Research Areas
AT SCALE is composed of three thrust areas that guide AT SCALE codesign efforts in developing closed-loop autonomous experimentation for materials synthesis. They span materials science, data science, computer science, and device design.
The three thrust areas represent key technical challenges across the proposed autonomous synthesis loop. Each thrust area includes multiple projects, which were intentionally designed to foster crosscutting collaborations.
Thrust Area 1: Workflows and Integration
This thrust aims to provide the necessary integration of components developed in different projects required to create a generic framework for closed-loop workflows. We will employ a unified approach to data management and curation, a common framework for data embedding and knowledge representation, and integrations of simulations and models with decision and control algorithms. We will identify opportunities for hardware acceleration in each workflow component and use codesign techniques to develop accelerators to reduce the latency at each step. We will also explore potential collaborations with instrument vendors for further integration and codesign opportunities.
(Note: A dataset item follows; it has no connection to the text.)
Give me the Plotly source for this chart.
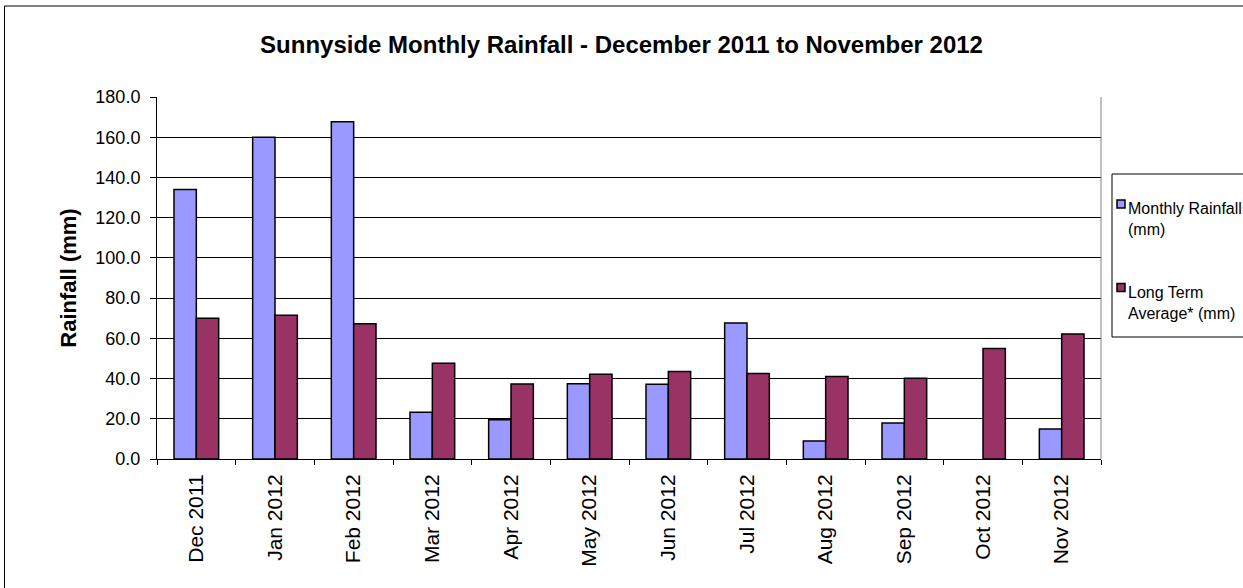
import plotly.graph_objects as go

months = ["Dec 2011", "Jan 2012", "Feb 2012", "Mar 2012", "Apr 2012", "May 2012",
          "Jun 2012", "Jul 2012", "Aug 2012", "Sep 2012", "Oct 2012", "Nov 2012"]
monthly_rainfall = [134.0, 160.0, 167.7, 23.3, 19.5, 37.4, 37.2, 67.6, 9.0, 17.9, None, 14.9]
long_term_avg = [70.0, 71.5, 67.2, 47.6, 37.3, 42.2, 43.5, 42.5, 41.0, 40.2, 54.9, 62.1]

series_names = ["Monthly Rainfall (mm)", "Long Term Average* (mm)"]
legend_labels = ["Monthly Rainfall<br>(mm)", "Long Term<br>Average* (mm)"]
colors = ["#9999FF", "#993366"]

W, H = 1243, 588
L, R, T, B = 157, 1101, 97, 459  # plot area in pixels


def px_x(x):
    return (x - L) / (R - L)


def px_y(y):
    return (B - y) / (B - T)


fig = go.Figure()
for name, vals, col in zip(series_names, [monthly_rainfall, long_term_avg], colors):
    fig.add_trace(go.Bar(x=months, y=vals, name=name,
                         marker=dict(color=col, line=dict(color="black", width=1.5))))

fig.update_layout(
    width=W, height=H,
    margin=dict(l=L, r=W - R, t=T, b=H - B),
    paper_bgcolor="white", plot_bgcolor="white",
    font=dict(family="Arial, Liberation Sans", size=18, color="black"),
    title=dict(text="<b>Sunnyside Monthly Rainfall - December 2011 to November 2012</b>",
               x=0.5, xanchor="center", y=1 - 45 / H, yanchor="middle",
               font=dict(size=24)),
    barmode="group", bargap=0.432, bargroupgap=0,
    showlegend=False,
)

fig.update_yaxes(range=[0, 180], dtick=20, tickformat=".1f",
                 showgrid=True, gridcolor="black", gridwidth=1,
                 showline=True, linecolor="black", linewidth=1,
                 ticks="outside", ticklen=6, tickcolor="black", ticklabelstandoff=6,
                 title=dict(text="<b>Rainfall (mm)</b>", font=dict(size=22), standoff=12),
                 zeroline=False)
fig.update_xaxes(showline=True, linecolor="black", linewidth=1,
                 ticks="outside", ticklen=5, tickcolor="black", tickson="boundaries",
                 tickangle=-90, tickfont=dict(size=21), ticklabelstandoff=6, showgrid=False)

# right border of plot area
fig.add_shape(type="line", xref="paper", yref="paper", x0=1, x1=1, y0=0, y1=1,
              line=dict(color="#808080", width=1))
# outer chart border
fig.add_shape(type="rect", xref="paper", yref="paper",
              x0=px_x(4.5), x1=px_x(W + 20), y0=px_y(H + 20), y1=px_y(6),
              line=dict(color="black", width=1), fillcolor="rgba(0,0,0,0)")

# legend box
fig.add_shape(type="rect", xref="paper", yref="paper",
              x0=px_x(1112), x1=px_x(W + 20), y0=px_y(337), y1=px_y(174),
              line=dict(color="black", width=1), fillcolor="white")
for i, (lab, col) in enumerate(zip(legend_labels, colors)):
    cy = 204 + i * 83.5
    fig.add_shape(type="rect", xref="paper", yref="paper",
                  x0=px_x(1117), x1=px_x(1125), y0=px_y(cy + 4), y1=px_y(cy - 4),
                  line=dict(color="black", width=1.5), fillcolor=col)
    fig.add_annotation(text=lab, xref="paper", yref="paper",
                       x=px_x(1126), y=px_y(cy - 6), xanchor="left", yanchor="top",
                       align="left", showarrow=False, font=dict(size=16))

fig.write_html("out.html", config={"displayModeBar": False},
               post_script="document.body.style.margin = '0';")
Thrust Area 2: Operando Synthesis and Characterization
The aim of this thrust is to deploy real-time control of synthesis and characterization, informed by latent or noisy processing signatures. Our approach is heavily interconnected with other thrust areas and motivated by the underlying scientific drivers in thin film synthesis and laser-based alloy processing. We are currently focused on manipulating atomic and microstructural order via nonequilibrium processing. We will implement on-the-fly diagnostics and hardware interfaces in precision molecular beam epitaxy synthesis and directed energy deposition. We will implement diagnostics based on in situ diffraction, flux monitoring, temperature, and optical probes to evaluate key structural, chemical, and property metrics in real-time. These diagnostics will later be used apply automatic feedback based on well-defined cost functions linked to microstructural or property outcomes. Collectively, this thrust will more intelligently manipulate matter and energy by establishing the groundwork for eventual closed-loop synthesis and characterization.
Thrust Area 3: Theory, Simulation, and Models
The aims of this thrust are to 1) provide the connection between theory, models, and experiments needed to drive on-the-fly decision-making and enable closed-loop precision synthesis and 2) develop in situ data processing adapted to the high data volumes and low latencies required in closed-loop approaches. We will accomplish this by applying domain-aware embeddings capable of reducing data dimensionality while preserving chemistry information and by creating robust surrogate models capable of providing reliable predictions outside the training data regime to enable low-latency decision-making for synthesis control. Current projects tackle these challenges by employing various modeling approaches to create theory-informed fingerprints for microscopic and spectroscopic data that can be applied for real-time characterization as well as the creation of digital twins to link fabrication properties and device performance.